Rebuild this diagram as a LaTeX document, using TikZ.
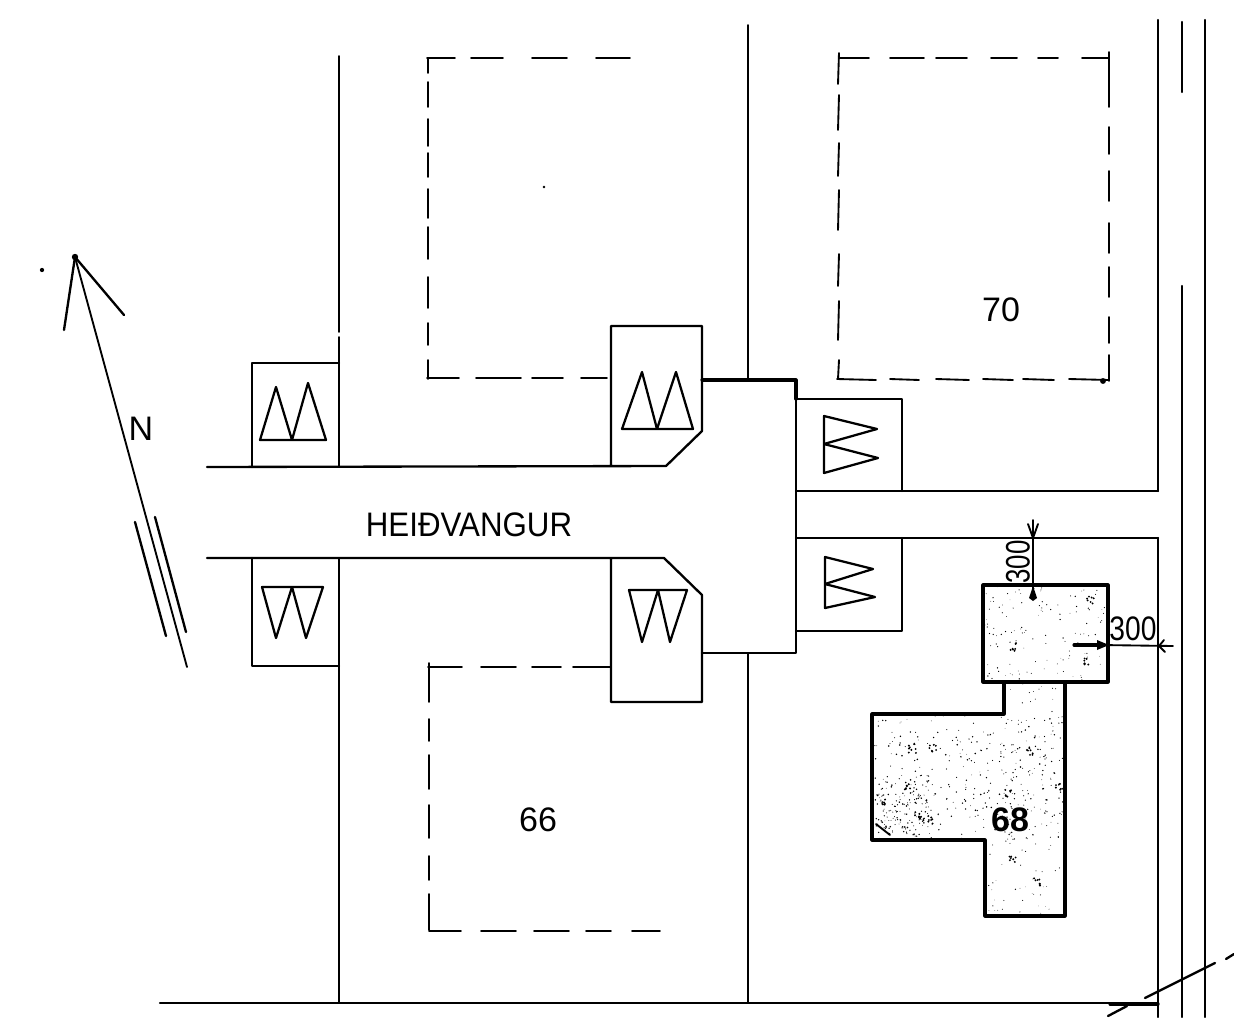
\documentclass[tikz,border=0pt]{standalone}
\usepackage{graphicx}
\usepackage{fontspec}
\setmainfont{Liberation Sans}
\tikzset{
  ln/.style={line width=1.75pt,line join=round,line cap=round,black},
  lnthin/.style={line width=1.4pt,line join=round,line cap=round,black},
  lnheavy/.style={line width=2.4pt,line join=round,line cap=round,black},
  tri/.style={line width=1.7pt,line join=round,line cap=round,black},
  lab/.style={inner sep=0pt,outer sep=0pt,font=\fontsize{25.5pt}{28pt}\selectfont,text=black}
}
\begin{document}
\begin{tikzpicture}[x=0.75pt,y=-0.75pt]
\useasboundingbox (0,0) rectangle (1234,1017);
\fill[white] (0,0) rectangle (1234,1017);

% house 68 with speckle
\begin{scope}
\clip (983,585) -- (1108,585) -- (1108,682) -- (1065,682) -- (1065,916) -- (985,916) -- (985,840) -- (872,840) -- (872,714) -- (1004,714) -- (1004,682) -- (983,682) -- cycle;
\pgfmathsetseed{4711}
\foreach \i in {1,...,300}{
  \pgfmathsetmacro{\sx}{872+193*rnd}
  \pgfmathsetmacro{\sy}{714+126*rnd}
  \pgfmathsetmacro{\sr}{0.25+0.4*rnd}
  \fill[black] (\sx,\sy) circle[radius=\sr pt];
}
\foreach \i in {1,...,130}{
  \pgfmathsetmacro{\sx}{875+55*rnd}
  \pgfmathsetmacro{\sy}{775+60*rnd}
  \pgfmathsetmacro{\sr}{0.25+0.45*rnd}
  \fill[black] (\sx,\sy) circle[radius=\sr pt];
}
\foreach \i in {1,...,130}{
  \pgfmathsetmacro{\sx}{983+125*rnd}
  \pgfmathsetmacro{\sy}{585+97*rnd}
  \pgfmathsetmacro{\sr}{0.2+0.35*rnd}
  \fill[black] (\sx,\sy) circle[radius=\sr pt];
}
\foreach \i in {1,...,140}{
  \pgfmathsetmacro{\sx}{985+80*rnd}
  \pgfmathsetmacro{\sy}{682+234*rnd}
  \pgfmathsetmacro{\sr}{0.2+0.35*rnd}
  \fill[black] (\sx,\sy) circle[radius=\sr pt];
}
\foreach \cx/\cy in {882/803,912/749,933/748,1030/751,1009/793,908/787,918/815,930/820,1012/858,1038/882,1013/647,1087/662,1090/600,1059/787}{
  \foreach \j in {1,...,7}{
    \pgfmathsetmacro{\sx}{\cx-4+8*rnd}
    \pgfmathsetmacro{\sy}{\cy-4+8*rnd}
    \fill[black] (\sx,\sy) circle[radius=0.8pt];
  }
}
\draw[lnthin] (876,824) -- (890,835);
\end{scope}
\draw[lnheavy] (983,585) -- (1108,585) -- (1108,682) -- (983,682) -- cycle;
\draw[lnheavy] (1004,682) -- (1004,714) -- (872,714) -- (872,840) -- (985,840) -- (985,916) -- (1065,916) -- (1065,682);

% long street lines
\draw[lnthin] (339,56) -- (339,332);
\draw[lnthin] (339,337) -- (339,467);
\draw[lnthin] (339,558) -- (339,1003);
\draw[lnthin] (748,25) -- (748,380);
\draw[lnthin] (748,653) -- (748,1003);
\draw[ln] (1158,20) -- (1158,491);
\draw[ln] (1158,538) -- (1158,1017);
\draw[ln] (1182,22) -- (1182,92);
\draw[ln] (1182,286) -- (1182,1017);
\draw[ln] (1205,20) -- (1205,1017);
\draw[ln] (160,1003) -- (1158,1003);
\draw[lnheavy] (1110,1004) -- (1158,1004);

% break marks
\draw[ln] (1145,998) -- (1215,963);
\draw[ln] (1226,959) -- (1234,954);
\draw[ln] (1108,1016) -- (1127,1006);

% road edges and garage plots
\draw[ln] (207,467) -- (666,466) -- (702,431) -- (702,326) -- (611,326) -- (611,466);
\draw[ln] (207,558) -- (664,558) -- (702,595) -- (702,702) -- (611,702) -- (611,558);
\draw[lnheavy] (702,380) -- (796,380) -- (796,399);
\draw[ln] (796,399) -- (796,653) -- (702,653);
\draw[ln] (796,399) -- (902,399) -- (902,491);
\draw[ln] (796,491) -- (1158,491);
\draw[ln] (796,538) -- (1158,538);
\draw[ln] (902,538) -- (902,631) -- (796,631);
\draw[ln] (339,363) -- (252,363) -- (252,467);
\draw[ln] (252,558) -- (252,666) -- (339,666);

% parking triangles
\draw[tri] (292,440) -- (276,387) -- (260,440) -- (326,440) -- (308,383) -- (292,440);
\draw[tri] (292,587) -- (276,638) -- (262,587) -- (323,587) -- (306,638) -- (292,587);
\draw[tri] (657,429) -- (642,372) -- (622,429) -- (693,429) -- (676,372) -- (657,429);
\draw[tri] (658,590) -- (642,642) -- (629,590) -- (687,590) -- (670,642) -- (658,590);
\draw[tri] (824,444) -- (877,429) -- (824,416) -- (824,473) -- (878,458) -- (824,444);
\draw[tri] (825,584) -- (873,569) -- (825,557) -- (825,608) -- (875,597) -- (825,584);

% dashed house outlines
\foreach \a/\b in {840/869,890/924,936/967,991/1017,1038/1058,1082/1109} \draw[lnthin] (\a,58) -- (\b,58);
\foreach \a/\b in {52/107,127/154,171/201,223/253,267/297,317/343,355/381} \draw[lnthin] (1109,\a) -- (1109,\b);
\foreach \a/\b in {837/876,890/919,936/969,983/1013,1023/1054,1069/1109} \draw[lnthin] (\a,379) -- (\b,380);
\foreach \a/\b in {53/84,95/130,143/176,190/230,254/286,301/340,360/379} \draw[lnthin] (839,\a) -- (838,\b);
\fill[black] (1103,381) circle[radius=2.2pt];

\foreach \a/\b in {427/455,471/503,532/567,596/630} \draw[lnthin] (\a,58) -- (\b,58);
\foreach \a/\b in {58/73,82/107,119/146,153/177,189/218,227/259,277/308,323/345,360/379} \draw[lnthin] (428,\a) -- (428,\b);
\foreach \a/\b in {427/459,476/521,532/563,581/607} \draw[lnthin] (\a,378) -- (\b,378);
\fill[black] (544,187) circle[radius=1pt];

\foreach \a/\b in {428/462,481/516,532/561,573/611} \draw[lnthin] (\a,667) -- (\b,667);
\foreach \a/\b in {663/702,719/741,755/789,805/838,856/880,894/930} \draw[lnthin] (429,\a) -- (429,\b);
\foreach \a/\b in {429/461,481/516,534/569,586/611,632/660} \draw[lnthin] (\a,931) -- (\b,931);

% north arrow
\draw[lnthin] (75,257) -- (187,667);
\draw[ln] (64,330) -- (75,257) -- (124,315);
\fill[black] (75,257) circle[radius=2.4pt];
\draw[ln] (135,522) -- (166,636);
\draw[ln] (155,517) -- (186,632);
\fill[black] (42,270) circle[radius=1.6pt];

% dimension marks
\draw[lnthin] (1033,520) -- (1033,590);
\draw[lnthin] (1028,524) -- (1033,538) -- (1038,524);
\fill[black] (1033,586) -- (1029,598) -- (1033,601) -- (1037,598) -- cycle;
\draw[lnthin] (1100,645) -- (1173,646);
\draw[lnheavy] (1074,645) -- (1100,645);
\fill[black] (1109,645) -- (1097,640) -- (1097,650) -- cycle;
\draw[lnthin] (1164,640) -- (1159,646) -- (1165,652);

% labels
\node[lab] (street) at (469,525) {\scalebox{0.92}[1]{HEIÐVANGUR}};
\node[lab] (north) at (141,429) {N};
\node[lab] (lot70) at (1001,310) {70};
\node[lab] (lot66) at (538,820) {66};
\node[lab,font=\fontsize{25.5pt}{28pt}\selectfont\bfseries] (lot68) at (1010,820) {68};
\node[lab,rotate=90] (dimv) at (1018,562) {\scalebox{0.76}[1]{300}};
\node[lab] (dimh) at (1133,629) {\scalebox{0.83}[1]{300}};
\end{tikzpicture}
\end{document}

===============

*Exercise instructions*. Return exactly what appears from the opening line of the material through the line with "(1065,916) -- (1065,682);", apart from the pictures.

*Exercise answer*.
Rebuild this diagram as a LaTeX document, using TikZ.
\documentclass[tikz,border=0pt]{standalone}
\usepackage{graphicx}
\usepackage{fontspec}
\setmainfont{Liberation Sans}
\tikzset{
  ln/.style={line width=1.75pt,line join=round,line cap=round,black},
  lnthin/.style={line width=1.4pt,line join=round,line cap=round,black},
  lnheavy/.style={line width=2.4pt,line join=round,line cap=round,black},
  tri/.style={line width=1.7pt,line join=round,line cap=round,black},
  lab/.style={inner sep=0pt,outer sep=0pt,font=\fontsize{25.5pt}{28pt}\selectfont,text=black}
}
\begin{document}
\begin{tikzpicture}[x=0.75pt,y=-0.75pt]
\useasboundingbox (0,0) rectangle (1234,1017);
\fill[white] (0,0) rectangle (1234,1017);

% house 68 with speckle
\begin{scope}
\clip (983,585) -- (1108,585) -- (1108,682) -- (1065,682) -- (1065,916) -- (985,916) -- (985,840) -- (872,840) -- (872,714) -- (1004,714) -- (1004,682) -- (983,682) -- cycle;
\pgfmathsetseed{4711}
\foreach \i in {1,...,300}{
  \pgfmathsetmacro{\sx}{872+193*rnd}
  \pgfmathsetmacro{\sy}{714+126*rnd}
  \pgfmathsetmacro{\sr}{0.25+0.4*rnd}
  \fill[black] (\sx,\sy) circle[radius=\sr pt];
}
\foreach \i in {1,...,130}{
  \pgfmathsetmacro{\sx}{875+55*rnd}
  \pgfmathsetmacro{\sy}{775+60*rnd}
  \pgfmathsetmacro{\sr}{0.25+0.45*rnd}
  \fill[black] (\sx,\sy) circle[radius=\sr pt];
}
\foreach \i in {1,...,130}{
  \pgfmathsetmacro{\sx}{983+125*rnd}
  \pgfmathsetmacro{\sy}{585+97*rnd}
  \pgfmathsetmacro{\sr}{0.2+0.35*rnd}
  \fill[black] (\sx,\sy) circle[radius=\sr pt];
}
\foreach \i in {1,...,140}{
  \pgfmathsetmacro{\sx}{985+80*rnd}
  \pgfmathsetmacro{\sy}{682+234*rnd}
  \pgfmathsetmacro{\sr}{0.2+0.35*rnd}
  \fill[black] (\sx,\sy) circle[radius=\sr pt];
}
\foreach \cx/\cy in {882/803,912/749,933/748,1030/751,1009/793,908/787,918/815,930/820,1012/858,1038/882,1013/647,1087/662,1090/600,1059/787}{
  \foreach \j in {1,...,7}{
    \pgfmathsetmacro{\sx}{\cx-4+8*rnd}
    \pgfmathsetmacro{\sy}{\cy-4+8*rnd}
    \fill[black] (\sx,\sy) circle[radius=0.8pt];
  }
}
\draw[lnthin] (876,824) -- (890,835);
\end{scope}
\draw[lnheavy] (983,585) -- (1108,585) -- (1108,682) -- (983,682) -- cycle;
\draw[lnheavy] (1004,682) -- (1004,714) -- (872,714) -- (872,840) -- (985,840) -- (985,916) -- (1065,916) -- (1065,682);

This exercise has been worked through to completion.